§ Material shown
■ ■ ■ ■ ■

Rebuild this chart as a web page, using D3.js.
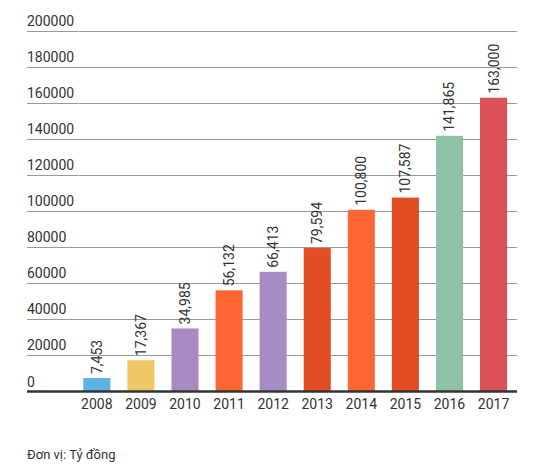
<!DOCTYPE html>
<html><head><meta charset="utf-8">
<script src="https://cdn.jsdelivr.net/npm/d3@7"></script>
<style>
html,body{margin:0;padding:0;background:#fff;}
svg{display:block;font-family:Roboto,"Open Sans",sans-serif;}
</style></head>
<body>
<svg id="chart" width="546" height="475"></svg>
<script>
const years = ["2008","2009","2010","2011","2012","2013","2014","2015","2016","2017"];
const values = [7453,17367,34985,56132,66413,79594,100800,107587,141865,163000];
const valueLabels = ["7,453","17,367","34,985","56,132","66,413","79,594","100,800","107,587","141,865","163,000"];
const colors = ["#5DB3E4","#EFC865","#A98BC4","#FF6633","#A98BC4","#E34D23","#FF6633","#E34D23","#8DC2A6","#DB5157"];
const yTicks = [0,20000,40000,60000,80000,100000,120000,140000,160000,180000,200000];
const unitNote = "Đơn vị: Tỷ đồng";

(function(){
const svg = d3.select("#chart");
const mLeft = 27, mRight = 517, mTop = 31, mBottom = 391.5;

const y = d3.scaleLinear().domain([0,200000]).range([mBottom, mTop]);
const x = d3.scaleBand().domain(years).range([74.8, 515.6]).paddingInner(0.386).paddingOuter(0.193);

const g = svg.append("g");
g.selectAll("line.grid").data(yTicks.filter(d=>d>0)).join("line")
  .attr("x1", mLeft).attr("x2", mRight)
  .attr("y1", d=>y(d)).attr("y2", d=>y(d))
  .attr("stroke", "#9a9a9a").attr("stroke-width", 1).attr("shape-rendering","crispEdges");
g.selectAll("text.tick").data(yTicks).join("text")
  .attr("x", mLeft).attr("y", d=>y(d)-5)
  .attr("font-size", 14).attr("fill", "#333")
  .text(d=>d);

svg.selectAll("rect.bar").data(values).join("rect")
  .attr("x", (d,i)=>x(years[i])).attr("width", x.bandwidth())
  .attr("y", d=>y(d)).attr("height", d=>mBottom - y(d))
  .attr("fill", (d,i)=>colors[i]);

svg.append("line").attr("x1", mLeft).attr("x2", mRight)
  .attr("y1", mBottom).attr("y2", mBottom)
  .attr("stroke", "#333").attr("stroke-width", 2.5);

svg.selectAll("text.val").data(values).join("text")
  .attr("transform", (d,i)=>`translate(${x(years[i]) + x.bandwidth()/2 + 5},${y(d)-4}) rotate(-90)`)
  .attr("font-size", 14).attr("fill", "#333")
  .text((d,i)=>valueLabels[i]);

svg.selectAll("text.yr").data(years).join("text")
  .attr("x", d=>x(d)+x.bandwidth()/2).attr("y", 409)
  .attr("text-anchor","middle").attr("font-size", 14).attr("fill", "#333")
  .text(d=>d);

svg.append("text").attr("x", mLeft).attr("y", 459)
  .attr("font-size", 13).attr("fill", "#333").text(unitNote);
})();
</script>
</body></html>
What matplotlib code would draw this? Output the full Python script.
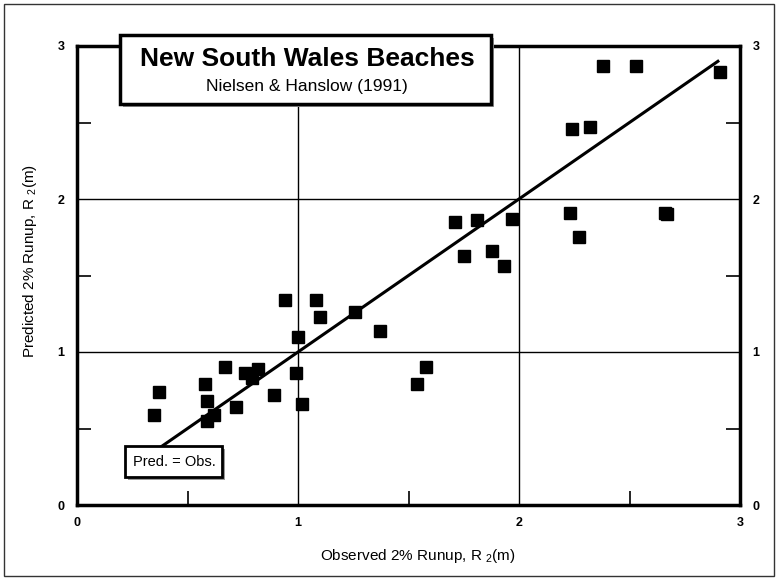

■ ■ ■ ■ ■

§ Exercise
Omit pictures; set down the rest of the material word for word.

§ Result of this task
Rebuild this chart as a web page, using D3.js.
<!DOCTYPE html>
<html><head><meta charset="utf-8">
<script src="https://cdn.jsdelivr.net/npm/d3@7"></script>
<style>
html,body{margin:0;padding:0;background:#fff;}
svg{display:block;font-family:Roboto,"Open Sans",sans-serif;}
</style></head>
<body>
<svg id="chart" width="546" height="475"></svg>
<script>
const years = ["2008","2009","2010","2011","2012","2013","2014","2015","2016","2017"];
const values = [7453,17367,34985,56132,66413,79594,100800,107587,141865,163000];
const valueLabels = ["7,453","17,367","34,985","56,132","66,413","79,594","100,800","107,587","141,865","163,000"];
const colors = ["#5DB3E4","#EFC865","#A98BC4","#FF6633","#A98BC4","#E34D23","#FF6633","#E34D23","#8DC2A6","#DB5157"];
const yTicks = [0,20000,40000,60000,80000,100000,120000,140000,160000,180000,200000];
const unitNote = "Đơn vị: Tỷ đồng";

(function(){
const svg = d3.select("#chart");
const mLeft = 27, mRight = 517, mTop = 31, mBottom = 391.5;

const y = d3.scaleLinear().domain([0,200000]).range([mBottom, mTop]);
const x = d3.scaleBand().domain(years).range([74.8, 515.6]).paddingInner(0.386).paddingOuter(0.193);

const g = svg.append("g");
g.selectAll("line.grid").data(yTicks.filter(d=>d>0)).join("line")
  .attr("x1", mLeft).attr("x2", mRight)
  .attr("y1", d=>y(d)).attr("y2", d=>y(d))
  .attr("stroke", "#9a9a9a").attr("stroke-width", 1).attr("shape-rendering","crispEdges");
g.selectAll("text.tick").data(yTicks).join("text")
  .attr("x", mLeft).attr("y", d=>y(d)-5)
  .attr("font-size", 14).attr("fill", "#333")
  .text(d=>d);

svg.selectAll("rect.bar").data(values).join("rect")
  .attr("x", (d,i)=>x(years[i])).attr("width", x.bandwidth())
  .attr("y", d=>y(d)).attr("height", d=>mBottom - y(d))
  .attr("fill", (d,i)=>colors[i]);

svg.append("line").attr("x1", mLeft).attr("x2", mRight)
  .attr("y1", mBottom).attr("y2", mBottom)
  .attr("stroke", "#333").attr("stroke-width", 2.5);

svg.selectAll("text.val").data(values).join("text")
  .attr("transform", (d,i)=>`translate(${x(years[i]) + x.bandwidth()/2 + 5},${y(d)-4}) rotate(-90)`)
  .attr("font-size", 14).attr("fill", "#333")
  .text((d,i)=>valueLabels[i]);

svg.selectAll("text.yr").data(years).join("text")
  .attr("x", d=>x(d)+x.bandwidth()/2).attr("y", 409)
  .attr("text-anchor","middle").attr("font-size", 14).attr("fill", "#333")
  .text(d=>d);

svg.append("text").attr("x", mLeft).attr("y", 459)
  .attr("font-size", 13).attr("fill", "#333").text(unitNote);
})();
</script>
</body></html>
What matplotlib code would draw this? Output the full Python script.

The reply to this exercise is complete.